Summary: I’ve had my 72 for nearly five years. Admittedly we don’t use it all the time, but together with a chart and the sort of planning sailing skippers are supposed to do anyway, it has gotten us up and down the Chesapeake Bay and the lower Potomac – reassuring on overnight trips and has proven great at sailing speeds (which is all I have used it for so far). Doesn’t seem to need an external antenna even inside sailboat rigging and is not sensitive to an occasional splash.
Summary: I sail year-round in New England. I need back up GPS units in case my main power fails. This is good for what I need.
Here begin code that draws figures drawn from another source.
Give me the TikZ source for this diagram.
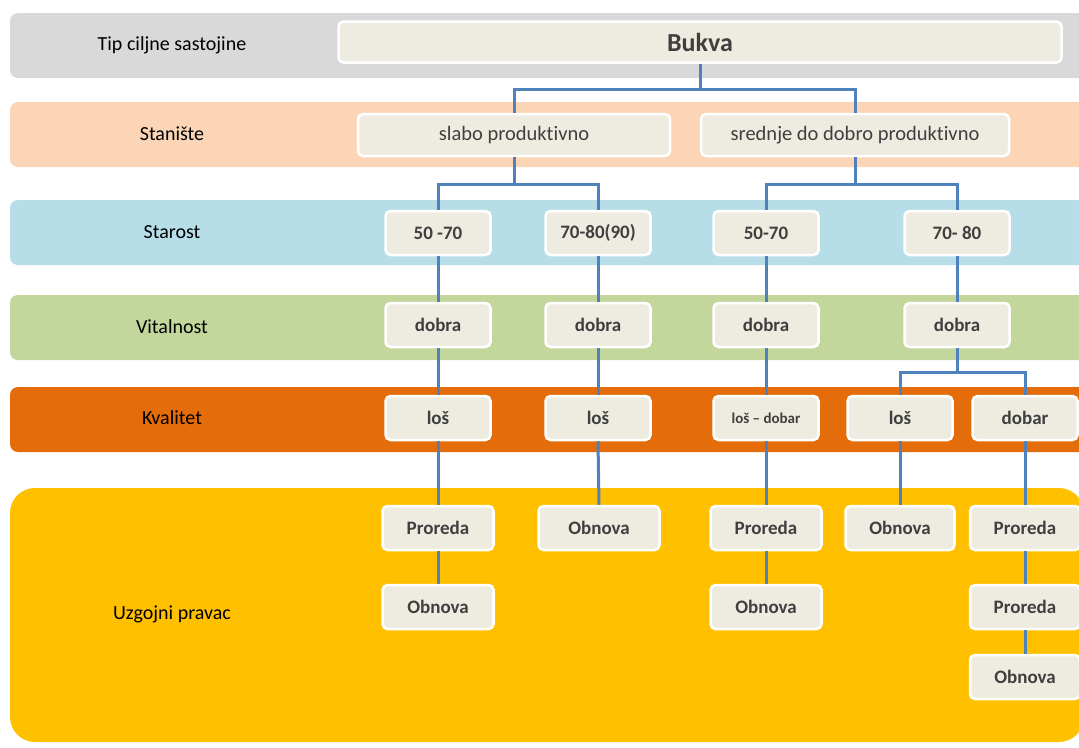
\documentclass[tikz,border=0pt]{standalone}
\usepackage{fontspec}
\setmainfont{Carlito}[Ligatures=NoCommon]
\definecolor{boxfill}{HTML}{EEECE1}
\definecolor{linkblue}{HTML}{4F81BD}
\definecolor{txtgray}{HTML}{3F3F3F}
\definecolor{bandgray}{HTML}{D9D9D9}
\definecolor{bandpeach}{HTML}{FBD5B5}
\definecolor{bandblue}{HTML}{B7DDE8}
\definecolor{bandgreen}{HTML}{C3D69B}
\definecolor{bandorange}{HTML}{E46C0A}
\definecolor{bandyellow}{HTML}{FFC000}
\tikzset{
  band/.style={rounded corners=8pt},
  rowlabel/.style={text=black, font=\fontsize{20}{24}\selectfont},
  box/.style={draw=white, line width=2.5pt, fill=boxfill, rounded corners=5pt,
    minimum width=105pt, minimum height=44pt, inner sep=0pt, text=txtgray,
    font=\bfseries\fontsize{19}{22}\selectfont},
  conn/.style={draw=linkblue, line width=3pt},
}

\begin{document}
\begin{tikzpicture}[x=1pt,y=-1pt]
\clip (0,0) rectangle (1079,747);
\fill[white] (0,0) rectangle (1079,747);
% bands
\foreach \y/\c in {13/bandgray,102/bandpeach,200/bandblue,295/bandgreen,387/bandorange}{
    \fill[\c,band] (10,\y) rectangle (1100,\y+65);
}
\fill[bandyellow,rounded corners=25pt] (10,488) rectangle (1084,742);
% row labels
\node[rowlabel] (tip) at (172,45) {Tip ciljne sastojine};
\node[rowlabel] (staniste) at (172,134) {Stanište};
\node[rowlabel] (starost) at (172,232) {Starost};
\node[rowlabel] (vitalnost) at (172,327) {Vitalnost};
\node[rowlabel] (kvalitet) at (172,418) {Kvalitet};
\node[rowlabel] (uzgoj) at (172,614) {Uzgojni pravac};
% boxes
\node[box,minimum width=723pt,minimum height=41pt,font=\bfseries\fontsize{26}{30}\selectfont] (bukva) at (700,42) {Bukva};
\node[box,minimum width=312pt,minimum height=42pt,font=\fontsize{20.5}{24}\selectfont] (slabo) at (514,135) {slabo produktivno};
\node[box,minimum width=308pt,minimum height=42pt,font=\fontsize{20.5}{24}\selectfont] (srednje) at (855,135) {srednje do dobro produktivno};
\foreach \n/\x/\t in {s1/438/50 -70,s2/598/70-80(90),s3/766/50-70,s4/957/70- 80}{
    \node[box] (\n) at (\x,233) {\t};
}
\foreach \n/\x in {v1/438,v2/598,v3/766,v4/957}{
    \node[box] (\n) at (\x,325) {dobra};
}
\foreach \n/\x/\t in {k1/438/loš,k2/598/loš,k4/900/loš,k5/1025/dobar}{
    \node[box] (\n) at (\x,418) {\t};
}
\node[box,font=\bfseries\fontsize{15}{18}\selectfont] (k3) at (766,418) {loš – dobar};
\foreach \n/\x/\w/\t in {u1/438/111/Proreda,u2/599/121/Obnova,u3/766/111/Proreda,u4/900/109/Obnova,u5/1025/110/Proreda}{
    \node[box,minimum width=\w pt] (\n) at (\x,528) {\t};
}
\node[box,minimum width=111pt] (w1) at (438,607) {Obnova};
\node[box,minimum width=111pt] (w3) at (766,607) {Obnova};
\node[box,minimum width=110pt] (w5) at (1025,607) {Proreda};
\node[box,minimum width=110pt] (z5) at (1025,677) {Obnova};
% connectors
\draw[conn] (bukva.south) -- ++(0,26) -| (slabo.north);
\draw[conn] (bukva.south) -- ++(0,26) -| (srednje.north);
\draw[conn] (slabo.south) -- ++(0,27) -| (s1.north);
\draw[conn] (slabo.south) -- ++(0,27) -| (s2.north);
\draw[conn] (srednje.south) -- ++(0,27) -| (s3.north);
\draw[conn] (srednje.south) -- ++(0,27) -| (s4.north);
\draw[conn] (v4.south) -- ++(0,24) -| (k4.north);
\draw[conn] (v4.south) -- ++(0,24) -| (k5.north);
\foreach \a/\b in {s1/v1,v1/k1,k1/u1,u1/w1,s2/v2,v2/k2,k2/u2,s3/v3,v3/k3,k3/u3,u3/w3,s4/v4,k4/u4,k5/u5,u5/w5,w5/z5}{
    \draw[conn] (\a.south) -- (\b.north);
}
\end{tikzpicture}
\end{document}
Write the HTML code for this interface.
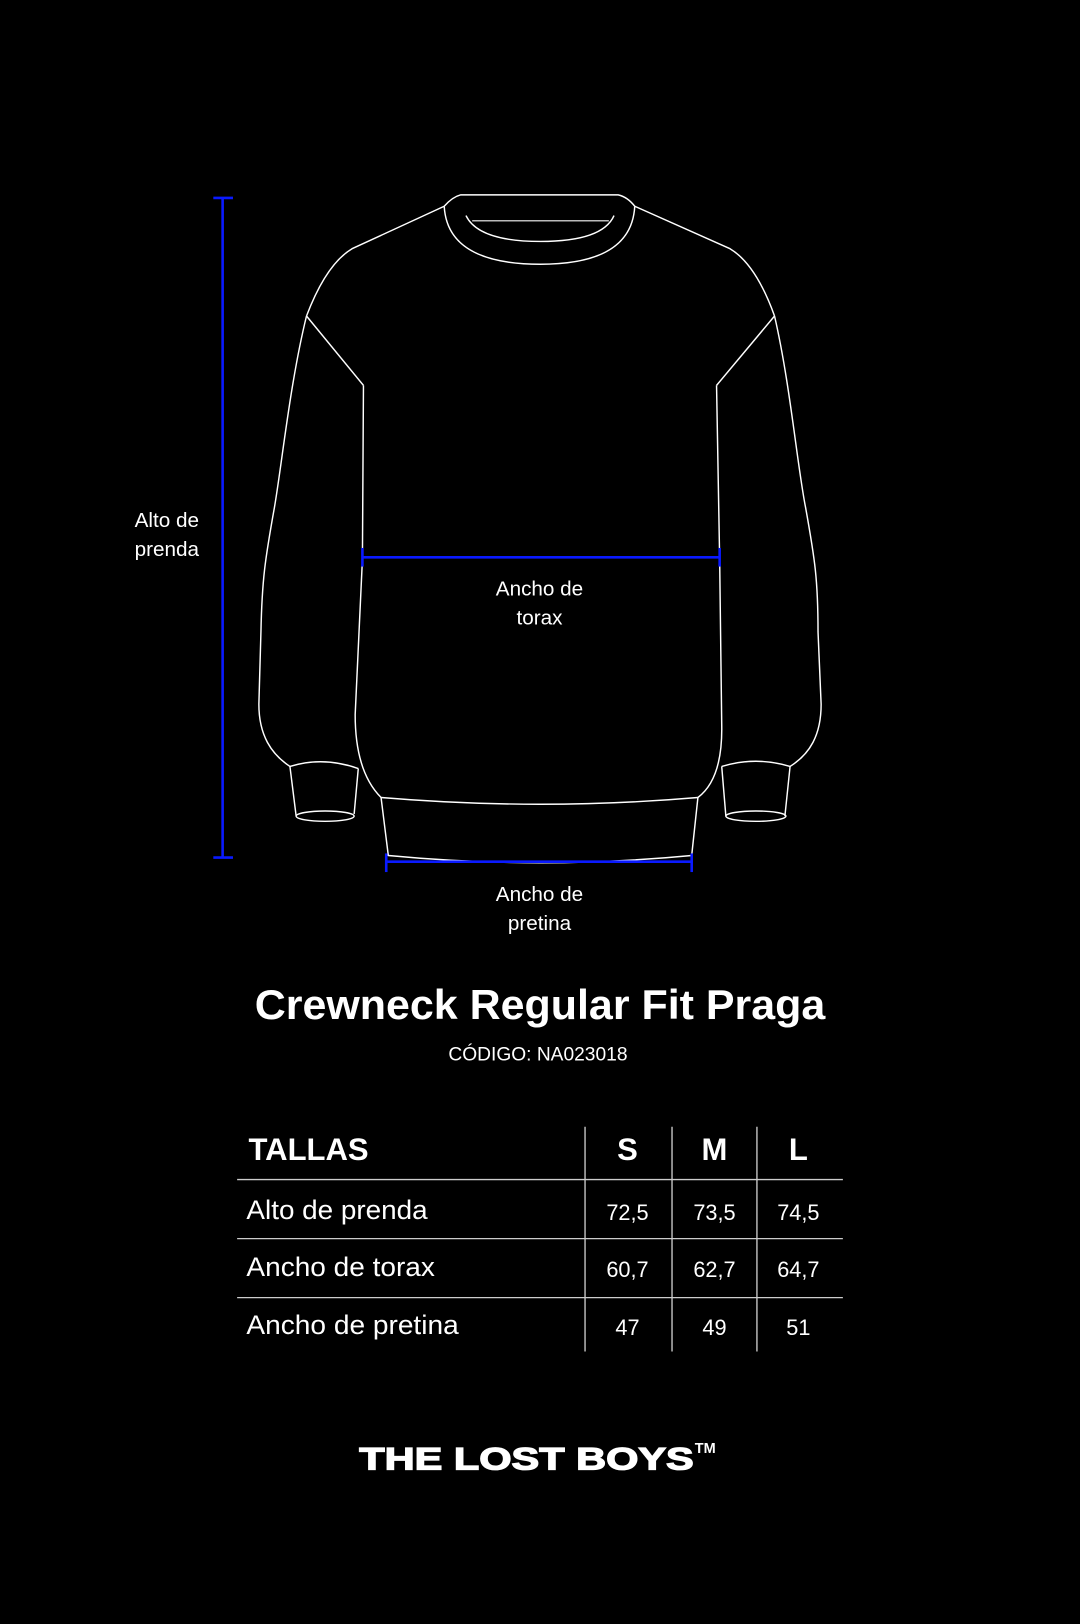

The odd thing is that while the unit does not display a chart, it does display bouys. It is tricky using this feature, because you don't easily know how far apart the bouys are. Always use it with charts, not stand alone. The Compass feature is EXCELLENT as long as you are moving.
Summary: Bought ours in 2003 while prospecting at Rye Patch, Nevada. There weren't many choices but after all these years I have always been so glad we got this gps unit. We have used it all over even diving on a submerged geocache. Never had any complaints with the exception that the kids ate the button off and it was repaired under warranty for free and the next week I shoved it in the door of the CRV and broke the new button off!
Summary: I'm very pleased to see that Garmin still offers this fantastic navigation instrument. It is large enough to float (not as dense as the micro-units), the screen is larger and large enough to read even without normally-required corrective lenses, it is rugged and amazingly shockproof, and it is the first GPS I have used that has been truly waterproof - so far anyway, after several years of hard use in whatever weather coastal Alaska has put it through.